Exercise brief: Output every line below without omitting or altering anything.

Provided data:
━━━━━━━━━━━━━━━━━━━━━━━━━━━━━━
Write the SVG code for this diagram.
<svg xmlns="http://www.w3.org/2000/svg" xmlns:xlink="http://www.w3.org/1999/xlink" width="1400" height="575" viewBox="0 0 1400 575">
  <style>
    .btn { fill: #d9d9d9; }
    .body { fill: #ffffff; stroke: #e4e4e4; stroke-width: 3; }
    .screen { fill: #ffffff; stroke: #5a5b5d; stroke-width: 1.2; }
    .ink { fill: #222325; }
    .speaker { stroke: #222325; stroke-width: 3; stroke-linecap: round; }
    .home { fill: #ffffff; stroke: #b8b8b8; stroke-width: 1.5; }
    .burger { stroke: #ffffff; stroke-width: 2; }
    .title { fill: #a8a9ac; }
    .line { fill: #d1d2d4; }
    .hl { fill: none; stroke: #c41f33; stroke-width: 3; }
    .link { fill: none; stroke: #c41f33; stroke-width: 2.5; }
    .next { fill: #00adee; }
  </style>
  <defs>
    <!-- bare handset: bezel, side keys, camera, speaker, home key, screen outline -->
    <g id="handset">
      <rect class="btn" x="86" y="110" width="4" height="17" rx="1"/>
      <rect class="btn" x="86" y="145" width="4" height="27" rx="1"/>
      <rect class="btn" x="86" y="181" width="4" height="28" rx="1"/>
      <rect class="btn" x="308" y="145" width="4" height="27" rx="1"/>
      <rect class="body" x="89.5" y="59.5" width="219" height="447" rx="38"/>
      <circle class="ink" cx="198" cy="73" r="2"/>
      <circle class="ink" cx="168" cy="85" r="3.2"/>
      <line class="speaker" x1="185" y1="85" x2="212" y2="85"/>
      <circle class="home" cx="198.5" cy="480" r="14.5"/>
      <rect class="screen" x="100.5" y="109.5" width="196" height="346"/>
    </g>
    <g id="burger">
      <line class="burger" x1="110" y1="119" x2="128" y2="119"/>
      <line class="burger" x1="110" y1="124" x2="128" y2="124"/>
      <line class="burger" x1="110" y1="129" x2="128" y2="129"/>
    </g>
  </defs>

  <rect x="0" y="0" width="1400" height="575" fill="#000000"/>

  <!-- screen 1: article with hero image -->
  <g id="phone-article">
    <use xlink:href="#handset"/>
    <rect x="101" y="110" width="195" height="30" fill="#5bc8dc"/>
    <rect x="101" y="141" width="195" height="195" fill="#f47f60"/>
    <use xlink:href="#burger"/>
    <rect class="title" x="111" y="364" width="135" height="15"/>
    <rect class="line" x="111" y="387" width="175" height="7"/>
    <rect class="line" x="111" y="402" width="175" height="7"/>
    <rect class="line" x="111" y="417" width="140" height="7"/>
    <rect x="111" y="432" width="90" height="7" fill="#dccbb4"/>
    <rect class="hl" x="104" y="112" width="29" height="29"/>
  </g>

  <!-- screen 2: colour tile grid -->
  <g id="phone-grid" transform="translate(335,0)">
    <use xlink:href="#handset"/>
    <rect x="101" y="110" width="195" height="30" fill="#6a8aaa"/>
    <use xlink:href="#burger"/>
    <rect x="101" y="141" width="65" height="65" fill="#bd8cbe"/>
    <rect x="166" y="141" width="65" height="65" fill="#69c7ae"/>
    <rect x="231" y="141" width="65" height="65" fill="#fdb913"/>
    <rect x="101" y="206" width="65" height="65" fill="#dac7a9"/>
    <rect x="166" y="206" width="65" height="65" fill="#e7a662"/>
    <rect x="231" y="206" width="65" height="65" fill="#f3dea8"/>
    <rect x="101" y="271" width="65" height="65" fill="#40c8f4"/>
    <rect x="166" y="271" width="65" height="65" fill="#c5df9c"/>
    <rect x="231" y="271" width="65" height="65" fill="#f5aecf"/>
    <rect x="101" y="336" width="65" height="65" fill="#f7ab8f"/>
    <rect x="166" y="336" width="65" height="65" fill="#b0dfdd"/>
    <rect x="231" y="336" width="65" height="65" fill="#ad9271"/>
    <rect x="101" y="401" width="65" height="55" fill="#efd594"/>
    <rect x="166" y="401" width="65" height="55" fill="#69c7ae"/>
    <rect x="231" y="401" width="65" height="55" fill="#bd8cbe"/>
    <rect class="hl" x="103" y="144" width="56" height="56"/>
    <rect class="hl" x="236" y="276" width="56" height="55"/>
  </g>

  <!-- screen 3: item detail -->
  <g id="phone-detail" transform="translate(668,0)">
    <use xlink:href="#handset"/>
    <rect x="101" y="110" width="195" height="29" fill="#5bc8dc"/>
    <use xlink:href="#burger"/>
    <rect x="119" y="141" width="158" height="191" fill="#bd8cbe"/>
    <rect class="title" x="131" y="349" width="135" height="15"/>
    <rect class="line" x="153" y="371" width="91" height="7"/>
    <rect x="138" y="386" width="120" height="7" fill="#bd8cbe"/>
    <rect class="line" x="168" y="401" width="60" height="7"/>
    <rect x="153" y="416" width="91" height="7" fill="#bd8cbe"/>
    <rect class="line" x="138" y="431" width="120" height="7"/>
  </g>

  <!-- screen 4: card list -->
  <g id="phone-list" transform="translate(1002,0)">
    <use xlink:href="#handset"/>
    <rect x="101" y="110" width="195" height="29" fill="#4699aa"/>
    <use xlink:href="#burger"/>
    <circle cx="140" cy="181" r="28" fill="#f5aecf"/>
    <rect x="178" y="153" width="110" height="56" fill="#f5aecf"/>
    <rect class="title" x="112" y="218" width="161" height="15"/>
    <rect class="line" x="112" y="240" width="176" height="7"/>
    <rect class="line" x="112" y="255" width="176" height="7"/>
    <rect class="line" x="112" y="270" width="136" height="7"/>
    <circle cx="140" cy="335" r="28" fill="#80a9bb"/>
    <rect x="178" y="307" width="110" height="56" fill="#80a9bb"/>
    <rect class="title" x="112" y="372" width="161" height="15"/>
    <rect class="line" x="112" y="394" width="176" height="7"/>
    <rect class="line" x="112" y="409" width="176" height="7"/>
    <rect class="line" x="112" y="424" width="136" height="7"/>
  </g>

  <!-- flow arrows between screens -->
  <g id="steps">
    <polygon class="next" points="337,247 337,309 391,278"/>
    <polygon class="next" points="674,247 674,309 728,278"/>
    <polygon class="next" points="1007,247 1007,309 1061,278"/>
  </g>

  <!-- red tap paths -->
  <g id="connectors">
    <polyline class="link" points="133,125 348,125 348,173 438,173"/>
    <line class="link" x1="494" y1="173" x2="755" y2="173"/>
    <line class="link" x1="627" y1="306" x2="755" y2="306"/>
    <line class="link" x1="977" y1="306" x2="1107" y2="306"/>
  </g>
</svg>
━━━━━━━━━━━━━━━━━━━━━━━━━━━━━━
Solution:
Write the SVG code for this diagram.
<svg xmlns="http://www.w3.org/2000/svg" xmlns:xlink="http://www.w3.org/1999/xlink" width="1400" height="575" viewBox="0 0 1400 575">
  <style>
    .btn { fill: #d9d9d9; }
    .body { fill: #ffffff; stroke: #e4e4e4; stroke-width: 3; }
    .screen { fill: #ffffff; stroke: #5a5b5d; stroke-width: 1.2; }
    .ink { fill: #222325; }
    .speaker { stroke: #222325; stroke-width: 3; stroke-linecap: round; }
    .home { fill: #ffffff; stroke: #b8b8b8; stroke-width: 1.5; }
    .burger { stroke: #ffffff; stroke-width: 2; }
    .title { fill: #a8a9ac; }
    .line { fill: #d1d2d4; }
    .hl { fill: none; stroke: #c41f33; stroke-width: 3; }
    .link { fill: none; stroke: #c41f33; stroke-width: 2.5; }
    .next { fill: #00adee; }
  </style>
  <defs>
    <!-- bare handset: bezel, side keys, camera, speaker, home key, screen outline -->
    <g id="handset">
      <rect class="btn" x="86" y="110" width="4" height="17" rx="1"/>
      <rect class="btn" x="86" y="145" width="4" height="27" rx="1"/>
      <rect class="btn" x="86" y="181" width="4" height="28" rx="1"/>
      <rect class="btn" x="308" y="145" width="4" height="27" rx="1"/>
      <rect class="body" x="89.5" y="59.5" width="219" height="447" rx="38"/>
      <circle class="ink" cx="198" cy="73" r="2"/>
      <circle class="ink" cx="168" cy="85" r="3.2"/>
      <line class="speaker" x1="185" y1="85" x2="212" y2="85"/>
      <circle class="home" cx="198.5" cy="480" r="14.5"/>
      <rect class="screen" x="100.5" y="109.5" width="196" height="346"/>
    </g>
    <g id="burger">
      <line class="burger" x1="110" y1="119" x2="128" y2="119"/>
      <line class="burger" x1="110" y1="124" x2="128" y2="124"/>
      <line class="burger" x1="110" y1="129" x2="128" y2="129"/>
    </g>
  </defs>

  <rect x="0" y="0" width="1400" height="575" fill="#000000"/>

  <!-- screen 1: article with hero image -->
  <g id="phone-article">
    <use xlink:href="#handset"/>
    <rect x="101" y="110" width="195" height="30" fill="#5bc8dc"/>
    <rect x="101" y="141" width="195" height="195" fill="#f47f60"/>
    <use xlink:href="#burger"/>
    <rect class="title" x="111" y="364" width="135" height="15"/>
    <rect class="line" x="111" y="387" width="175" height="7"/>
    <rect class="line" x="111" y="402" width="175" height="7"/>
    <rect class="line" x="111" y="417" width="140" height="7"/>
    <rect x="111" y="432" width="90" height="7" fill="#dccbb4"/>
    <rect class="hl" x="104" y="112" width="29" height="29"/>
  </g>

  <!-- screen 2: colour tile grid -->
  <g id="phone-grid" transform="translate(335,0)">
    <use xlink:href="#handset"/>
    <rect x="101" y="110" width="195" height="30" fill="#6a8aaa"/>
    <use xlink:href="#burger"/>
    <rect x="101" y="141" width="65" height="65" fill="#bd8cbe"/>
    <rect x="166" y="141" width="65" height="65" fill="#69c7ae"/>
    <rect x="231" y="141" width="65" height="65" fill="#fdb913"/>
    <rect x="101" y="206" width="65" height="65" fill="#dac7a9"/>
    <rect x="166" y="206" width="65" height="65" fill="#e7a662"/>
    <rect x="231" y="206" width="65" height="65" fill="#f3dea8"/>
    <rect x="101" y="271" width="65" height="65" fill="#40c8f4"/>
    <rect x="166" y="271" width="65" height="65" fill="#c5df9c"/>
    <rect x="231" y="271" width="65" height="65" fill="#f5aecf"/>
    <rect x="101" y="336" width="65" height="65" fill="#f7ab8f"/>
    <rect x="166" y="336" width="65" height="65" fill="#b0dfdd"/>
    <rect x="231" y="336" width="65" height="65" fill="#ad9271"/>
    <rect x="101" y="401" width="65" height="55" fill="#efd594"/>
    <rect x="166" y="401" width="65" height="55" fill="#69c7ae"/>
    <rect x="231" y="401" width="65" height="55" fill="#bd8cbe"/>
    <rect class="hl" x="103" y="144" width="56" height="56"/>
    <rect class="hl" x="236" y="276" width="56" height="55"/>
  </g>

  <!-- screen 3: item detail -->
  <g id="phone-detail" transform="translate(668,0)">
    <use xlink:href="#handset"/>
    <rect x="101" y="110" width="195" height="29" fill="#5bc8dc"/>
    <use xlink:href="#burger"/>
    <rect x="119" y="141" width="158" height="191" fill="#bd8cbe"/>
    <rect class="title" x="131" y="349" width="135" height="15"/>
    <rect class="line" x="153" y="371" width="91" height="7"/>
    <rect x="138" y="386" width="120" height="7" fill="#bd8cbe"/>
    <rect class="line" x="168" y="401" width="60" height="7"/>
    <rect x="153" y="416" width="91" height="7" fill="#bd8cbe"/>
    <rect class="line" x="138" y="431" width="120" height="7"/>
  </g>

  <!-- screen 4: card list -->
  <g id="phone-list" transform="translate(1002,0)">
    <use xlink:href="#handset"/>
    <rect x="101" y="110" width="195" height="29" fill="#4699aa"/>
    <use xlink:href="#burger"/>
    <circle cx="140" cy="181" r="28" fill="#f5aecf"/>
    <rect x="178" y="153" width="110" height="56" fill="#f5aecf"/>
    <rect class="title" x="112" y="218" width="161" height="15"/>
    <rect class="line" x="112" y="240" width="176" height="7"/>
    <rect class="line" x="112" y="255" width="176" height="7"/>
    <rect class="line" x="112" y="270" width="136" height="7"/>
    <circle cx="140" cy="335" r="28" fill="#80a9bb"/>
    <rect x="178" y="307" width="110" height="56" fill="#80a9bb"/>
    <rect class="title" x="112" y="372" width="161" height="15"/>
    <rect class="line" x="112" y="394" width="176" height="7"/>
    <rect class="line" x="112" y="409" width="176" height="7"/>
    <rect class="line" x="112" y="424" width="136" height="7"/>
  </g>

  <!-- flow arrows between screens -->
  <g id="steps">
    <polygon class="next" points="337,247 337,309 391,278"/>
    <polygon class="next" points="674,247 674,309 728,278"/>
    <polygon class="next" points="1007,247 1007,309 1061,278"/>
  </g>

  <!-- red tap paths -->
  <g id="connectors">
    <polyline class="link" points="133,125 348,125 348,173 438,173"/>
    <line class="link" x1="494" y1="173" x2="755" y2="173"/>
    <line class="link" x1="627" y1="306" x2="755" y2="306"/>
    <line class="link" x1="977" y1="306" x2="1107" y2="306"/>
  </g>
</svg>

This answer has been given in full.